ROCKFORD, Ill. (WTVO) — The largest public school district in the Rockford area discussed how much money it will need from taxpayers on Tuesday night.

The decision was to keep a flat tax levy, something all board members were in favor of.

“This is the final approval of the tax levy, and so this will be what we actually turn into the county clerks,” said Chief Financial Officer Greg Brown.

The RPS 205 board unanimously agreed to keep a flat tax levy for the upcoming year.

“The school board decided to hold the tax levy flat, which means they didn’t take any CPI increase and they also did not capture any of the taxes on any of the new properties,” Brown said. “So, taxes will remain flat as they’ve had for the last 10 years.”

The board was presented with three different options for the tax levy in order to come to this solution of staying flat.

“We gave the board three different option to look at,” Brown said. “One was to keep the levy flat, one was to take new property and one was to capture new property and the CPI. And, so, the board had a couple of months to look over what they wanted to move forward with.”
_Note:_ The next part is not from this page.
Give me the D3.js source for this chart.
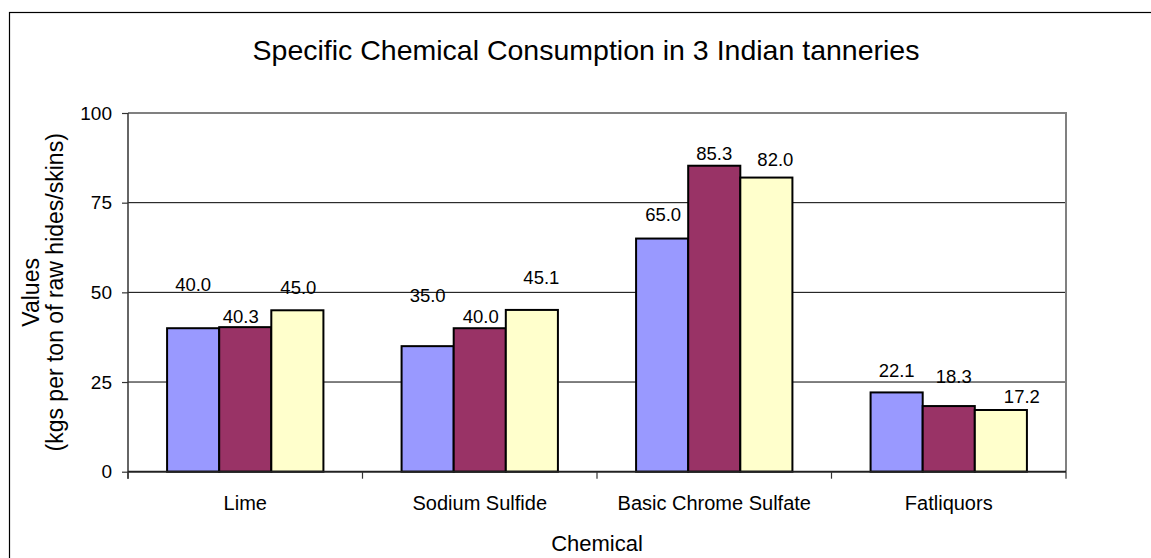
<!DOCTYPE html>
<html>
<head>
<meta charset="utf-8">
<script src="https://cdn.jsdelivr.net/npm/d3@7/dist/d3.min.js"></script>
<style>
  html, body { margin: 0; padding: 0; background: #fff; }
  svg { display: block; font-family: "Liberation Sans", Arial, sans-serif; }
</style>
</head>
<body>
<svg id="chart" width="1151" height="558"></svg>
<script>
// Chart data
const categories = ["Lime", "Sodium Sulfide", "Basic Chrome Sulfate", "Fatliquors"];
const seriesNames = ["Tannery 1", "Tannery 2", "Tannery 3"];
const tannery1 = [40.0, 35.0, 65.0, 22.1];
const tannery2 = [40.3, 40.0, 85.3, 18.3];
const tannery3 = [45.0, 45.1, 82.0, 17.2];
const yTicks = [0, 25, 50, 75, 100];

// Presentation
const colors = ["#9999FF", "#993366", "#FFFFCC"];
// Per-label nudges [dx, lift above bar top] in px, by category then series
const labelNudge = [
  [[0, 44], [-4.5, 11], [1, 23]],
  [[0, 51], [1, 12], [9.5, 32]],
  [[1, 24], [0, 12], [9, 18]],
  [[0, 22], [5, 30], [21, 14]]
];

const svg = d3.select("#chart");
const W = 1151, H = 558;
const plot = { left: 128, right: 1066, top: 113, bottom: 471.7 };

svg.append("rect").attr("width", W).attr("height", H).attr("fill", "#fff");
// Chart-area frame
svg.append("rect")
  .attr("x", 9.5).attr("y", 12.5)
  .attr("width", 1160).attr("height", 560)
  .attr("fill", "none").attr("stroke", "#000").attr("stroke-width", 1.2);

const x0 = d3.scaleBand().domain(categories).range([plot.left, plot.right]).padding(0);
const x1 = d3.scaleBand().domain(seriesNames)
  .range([x0.bandwidth() / 6, x0.bandwidth() * 5 / 6]).padding(0);
const y = d3.scaleLinear().domain([0, 100]).range([plot.bottom, plot.top]);

// Gridlines
svg.append("g").selectAll("line")
  .data(yTicks.filter(v => v > 0 && v < 100))
  .join("line")
  .attr("x1", plot.left).attr("x2", plot.right)
  .attr("y1", d => y(d)).attr("y2", d => y(d))
  .attr("stroke", "#000").attr("stroke-width", 1);

// Plot-area border (top and right)
svg.append("path")
  .attr("d", `M${plot.left},${y(100)}H${plot.right}V${plot.bottom}`)
  .attr("fill", "none").attr("stroke", "#808080").attr("stroke-width", 2);

// Bars
const rows = categories.map((c, i) => ({
  cat: c, i,
  vals: [tannery1[i], tannery2[i], tannery3[i]]
}));

const groups = svg.append("g").selectAll("g")
  .data(rows).join("g")
  .attr("transform", d => `translate(${x0(d.cat)},0)`);

groups.selectAll("rect")
  .data(d => d.vals.map((v, j) => ({ v, j, s: seriesNames[j] })))
  .join("rect")
  .attr("x", d => x1(d.s))
  .attr("y", d => y(d.v))
  .attr("width", x1.bandwidth())
  .attr("height", d => y(0) - y(d.v))
  .attr("fill", d => colors[d.j])
  .attr("stroke", "#000").attr("stroke-width", 2);

// Value labels
groups.selectAll("text")
  .data(d => d.vals.map((v, j) => ({ v, j, s: seriesNames[j], n: labelNudge[d.i][j] })))
  .join("text")
  .attr("x", d => x1(d.s) + x1.bandwidth() / 2 + d.n[0])
  .attr("y", d => y(d.v) - d.n[1] + 6.5)
  .attr("text-anchor", "middle")
  .attr("font-size", 18.5)
  .attr("fill", "#000")
  .text(d => d3.format(".1f")(d.v));

// Y axis
const yAxis = svg.append("g")
  .attr("transform", `translate(${plot.left},0)`)
  .call(d3.axisLeft(y).tickValues(yTicks).tickSize(6).tickPadding(10).tickFormat(d3.format("d")));
yAxis.select(".domain").attr("stroke", "#333").attr("stroke-width", 1.5)
  .attr("d", `M0,${plot.top}V${plot.bottom + 7}`);
yAxis.selectAll(".tick line").attr("stroke", "#333").attr("stroke-width", 1.2);
yAxis.selectAll(".tick text").attr("font-size", 19).attr("fill", "#000")
  .attr("font-family", "Liberation Sans, Arial, sans-serif");

// X axis
const xAxis = svg.append("g")
  .attr("transform", `translate(0,${plot.bottom})`)
  .call(d3.axisBottom(x0).tickSize(0).tickPadding(24));
xAxis.select(".domain").attr("stroke", "#222").attr("stroke-width", 2)
  .attr("d", `M${plot.left},0H${plot.right}`);
xAxis.selectAll(".tick text").attr("font-size", 20).attr("fill", "#000")
  .attr("font-family", "Liberation Sans, Arial, sans-serif");
// Category boundary ticks
const bounds = categories.map(c => x0(c)).concat([plot.right]);
xAxis.append("g").selectAll("line")
  .data(bounds).join("line")
  .attr("x1", d => d).attr("x2", d => d)
  .attr("y1", 0).attr("y2", 7)
  .attr("stroke", "#333").attr("stroke-width", 1.2);

// Titles
svg.append("text")
  .attr("x", 586).attr("y", 59.5)
  .attr("text-anchor", "middle").attr("font-size", 28.5)
  .text("Specific Chemical Consumption in 3 Indian tanneries");

svg.append("text")
  .attr("x", (plot.left + plot.right) / 2).attr("y", 550.5)
  .attr("text-anchor", "middle").attr("font-size", 22)
  .text("Chemical");

const yTitle = svg.append("text")
  .attr("transform", `translate(38.5,${(plot.top + plot.bottom) / 2}) rotate(-90)`)
  .attr("text-anchor", "middle").attr("font-size", 23);
yTitle.append("tspan").attr("x", 0).attr("dy", 0).text("Values");
yTitle.append("tspan").attr("x", 0).attr("dy", 24.2).text("(kgs per ton of raw hides/skins)");
</script>
</body>
</html>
This tax levy announcement came a week after the City of Rockford also announced a flat tax levy for the year. The park district will make their decision in December. They currently have a budget deficit of over $1 million. They said that they are hoping to have a flat tax levy as well, however.

Many of the reasons that RPS 205 kept it flat was based on the current rate of around 6%. That number in the previous year put RPS at the 6th lowest out of the 12 districts in Winnebago and Boone County.

“The board has been trying to manage the tax rate, and so we actually think the tax rate is going to be below 6. So that’s good, and that was one of their goals to try and get it under that level,” Brown said. “They were really trying to get back to where the tax rate was several years ago, and they’ve done that at this point.”

This does not mean that residents’ taxes will stay the same, as the price of a person’s house can go up. That same rate would have them paying more in that case.